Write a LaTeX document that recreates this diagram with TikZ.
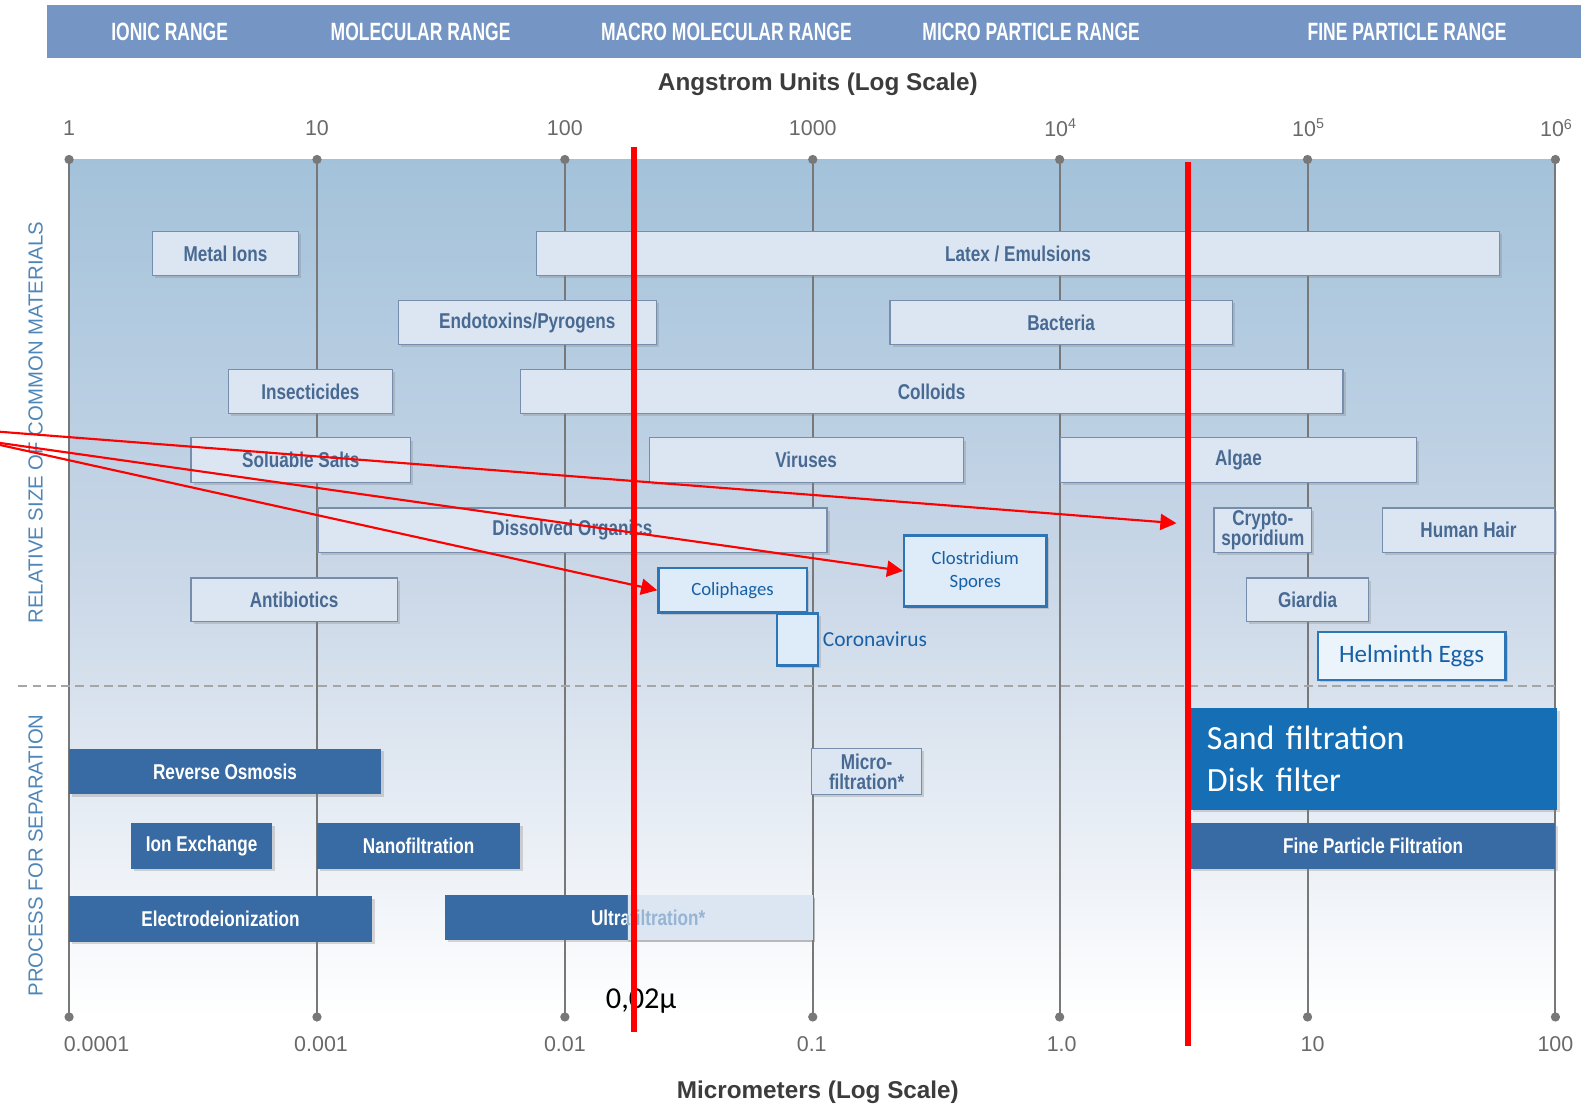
\documentclass[tikz,border=0pt]{standalone}
\usepackage{fontspec}
\setmainfont{Liberation Sans}
\newfontfamily\narrowfont[FakeStretch=0.8]{Liberation Sans}
\newfontfamily\bannerfont[FakeStretch=0.7]{Liberation Sans}
\newfontfamily\calibfont{Carlito}
\usetikzlibrary{arrows.meta,shadows}

\definecolor{banner}{RGB}{117,150,196}
\definecolor{bgtop}{RGB}{163,194,218}
\definecolor{bgmid}{RGB}{203,216,232}
\definecolor{matfill}{RGB}{220,230,242}
\definecolor{matline}{RGB}{118,142,172}
\definecolor{mattext}{RGB}{72,106,146}
\definecolor{procfill}{RGB}{56,106,163}
\definecolor{fadetext}{RGB}{150,180,212}
\definecolor{sandfill}{RGB}{22,111,181}
\definecolor{bluline}{RGB}{46,117,182}
\definecolor{blufill}{RGB}{222,236,249}
\definecolor{blutext}{RGB}{23,96,166}
\definecolor{sidetext}{RGB}{79,134,184}
\definecolor{gridgray}{RGB}{120,120,120}
\definecolor{ticktext}{RGB}{105,105,105}
\definecolor{axtext}{RGB}{60,60,60}
\definecolor{redline}{RGB}{255,0,0}

\begin{document}
\begin{tikzpicture}[
    x=0.2mm,y=-0.2mm,
    dim/.style 2 args={minimum width=#1*0.2mm,minimum height=#2*0.2mm},
    boxshadow/.style={drop shadow={shadow xshift=1.5pt,shadow yshift=-1.5pt,opacity=.3}},
    rangelab/.style={text=white,font=\bannerfont\bfseries\fontsize{14}{14}\selectfont},
    axtitle/.style={text=axtext,font=\bfseries\fontsize{13.6}{14}\selectfont},
    ticklab/.style={text=ticktext,font=\fontsize{12}{12}\selectfont},
    sidelab/.style={text=sidetext,rotate=90,font=\fontsize{11.4}{11}\selectfont},
    gridline/.style={draw=gridgray,line width=1.1pt},
    sepline/.style={draw=black!35,line width=0.9pt,dash pattern=on 5pt off 3pt},
    matbox/.style={draw=matline,line width=0.7pt,fill=matfill,text=mattext,
                   inner sep=0pt,align=center,boxshadow,
                   font=\narrowfont\bfseries\fontsize{12}{11.5}\selectfont},
    procbox/.style={fill=procfill,text=white,inner sep=0pt,boxshadow,
                    font=\narrowfont\bfseries\fontsize{12}{12}\selectfont},
    blubox/.style={draw=bluline,line width=1.3pt,fill=blufill,text=blutext,
                   inner sep=0pt,align=center,boxshadow,
                   font=\calibfont\fontsize{10.5}{12.5}\selectfont},
    corolab/.style={text=blutext,inner sep=2pt,font=\calibfont\fontsize{12}{12}\selectfont},
    redbar/.style={draw=redline,line width=3.4pt},
    redarrow/.style={draw=redline,line width=1.2pt,-{Triangle[length=9pt,width=9pt]}}]

  \useasboundingbox (0,0) rectangle (1568,1087);

  % --- banner with the size ranges ---
  \fill[banner] (46,5) rectangle (1556,57);
  \foreach \x/\rng in {167/IONIC RANGE,414/MOLECULAR RANGE,715/MACRO MOLECULAR RANGE,
                       1015/MICRO PARTICLE RANGE,1385/FINE PARTICLE RANGE}{
    \node[rangelab] (r\x) at (\x,31) {\rng};
  }

  % --- axis titles ---
  \node[axtitle] (angstrom) at (805,83) {Angstrom Units (Log Scale)};
  \node[axtitle] (micron) at (805,1075) {Micrometers (Log Scale)};

  % --- shaded field and the decade lines ---
  \shade[top color=bgtop,bottom color=white,middle color=bgmid] (68,157) rectangle (1531,1001);
  \foreach \x in {68,312,556,800,1043,1287,1531}{
    \draw[gridline] (\x,157) -- (\x,1001);
    \fill[gridgray] (\x,157) circle (2.6pt);
    \fill[gridgray] (\x,1001) circle (2.6pt);
  }
  \foreach \x/\v in {68/1,312/10,556/100,800/1000,1044/10\textsuperscript{4},
                     1288/10\textsuperscript{5},1532/10\textsuperscript{6}}{
    \node[ticklab] (t\x) at (\x,126) {\v};
  }
  \foreach \x/\v in {95/0.0001,316/0.001,556/0.01,799/0.1,1045/1.0,1292/10,1531/100}{
    \node[ticklab] (b\x) at (\x,1028) {\v};
  }

  % --- the two halves of the chart ---
  \draw[sepline] (18,675) -- (1531,675);
  \node[sidelab] (relsize) at (35,416) {RELATIVE SIZE OF COMMON MATERIALS};
  \node[sidelab] (procsep) at (35,842) {PROCESS FOR SEPARATION};

  % --- common materials ---
  \node[matbox,dim={144}{43}] (metal) at (222,249.5) {Metal Ions};
  \node[matbox,dim={948}{43}] (latex) at (1002,249.5) {Latex / Emulsions};
  \node[matbox,dim={254}{43}] (endo) at (519,317.5) {Endotoxins/Pyrogens};
  \node[matbox,dim={337}{43}] (bact) at (1044.5,317.5) {Bacteria};
  \node[matbox,dim={161}{43}] (insect) at (305.5,385.5) {Insecticides};
  \node[matbox,dim={810}{43}] (colloid) at (917,385.5) {Colloids};
  \node[matbox,dim={216}{44}] (salts) at (296,453) {Soluable Salts};
  \node[matbox,dim={309}{44}] (virus) at (793.5,453) {Viruses};
  \node[matbox,dim={350}{44}] (algae) at (1219,453) {Algae};
  \node[matbox,dim={501}{44}] (organic) at (563.5,522) {Dissolved Organics};
  \node[matbox,dim={96}{44}] (crypto) at (1243,522) {Crypto-\\sporidium};
  \node[matbox,dim={169}{44}] (hair) at (1445.5,522) {Human Hair};
  \node[matbox,dim={203}{43}] (antib) at (289.5,590.5) {Antibiotics};
  \node[matbox,dim={120}{43}] (giardia) at (1287,590.5) {Giardia};

  % --- organisms added in blue ---
  \node[blubox,dim={146}{44}] (coli) at (721,581) {Coliphages};
  \node[blubox,dim={140}{70}] (clost) at (960,562) {Clostridium\\Spores};
  \node[blubox,dim={40}{51},label={[corolab]right:Coronavirus}] (corona) at (785,629.5) {};
  \node[blubox,dim={185}{47},fill=blufill!60,font=\calibfont\fontsize{14}{14}\selectfont]
    (helm) at (1389.5,645.5) {Helminth Eggs};

  % --- separation processes ---
  \node[procbox,dim={307}{45}] (ro) at (221.5,759.5) {Reverse Osmosis};
  \node[matbox,dim={108}{45}] (microf) at (853,759.5) {Micro-\\filtration*};
  \node[procbox,dim={139}{45}] (ionx) at (198.5,832.5) {Ion Exchange};
  \node[procbox,dim={200}{45}] (nano) at (412,832.5) {Nanofiltration};
  \node[procbox,dim={298}{45}] (edi) at (217,904.5) {Electrodeionization};
  \node[procbox,dim={362}{44}] (ultra) at (619,903) {\hspace*{7.6mm}Ultrafiltration*};
  \begin{scope}
    \clip (618,870) rectangle (830,940);
    \node[procbox,fill=matfill,text=fadetext,dim={362}{44}] (ultralight) at (619,903)
      {\hspace*{7.6mm}Ultrafiltration*};
  \end{scope}
  \node[procbox,fill=sandfill,dim={361}{100},inner xsep=3.2mm,text width=65.8mm,align=left,
        font=\calibfont\fontsize{19}{24}\selectfont] (sand) at (1352.5,747)
    {Sand filtration\\Disk filter};
  \node[procbox,dim={359}{45}] (fine) at (1351.5,832.5) {Fine Particle Filtration};

  % --- cut-off lines ---
  \node[anchor=base west,inner sep=0pt,font=\calibfont\fontsize{17}{17}\selectfont]
    (cutoff) at (596,993) {0,02µ};
  \draw[redbar] (624,145) -- (624,1016);
  \draw[redbar] (1169,159) -- (1169,1030);

  % --- pointers from the left ---
  \coordinate (src1) at (0,425);
  \coordinate (src2) at (0,436);
  \coordinate (src3) at (0,438);
  \coordinate (tip1) at (1158,515);
  \draw[redarrow] (src1) -- (tip1);
  \draw[redarrow] (src2) -- (clost.west);
  \draw[redarrow] (src3) -- (coli.west);

\end{tikzpicture}
\end{document}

=== WORK INSTRUCTIONS ===
Find all lines holding the string "with" and copy them.

=== CORRECT RESPONSE ===
Write a LaTeX document that recreates this diagram with TikZ.
  % --- banner with the size ranges ---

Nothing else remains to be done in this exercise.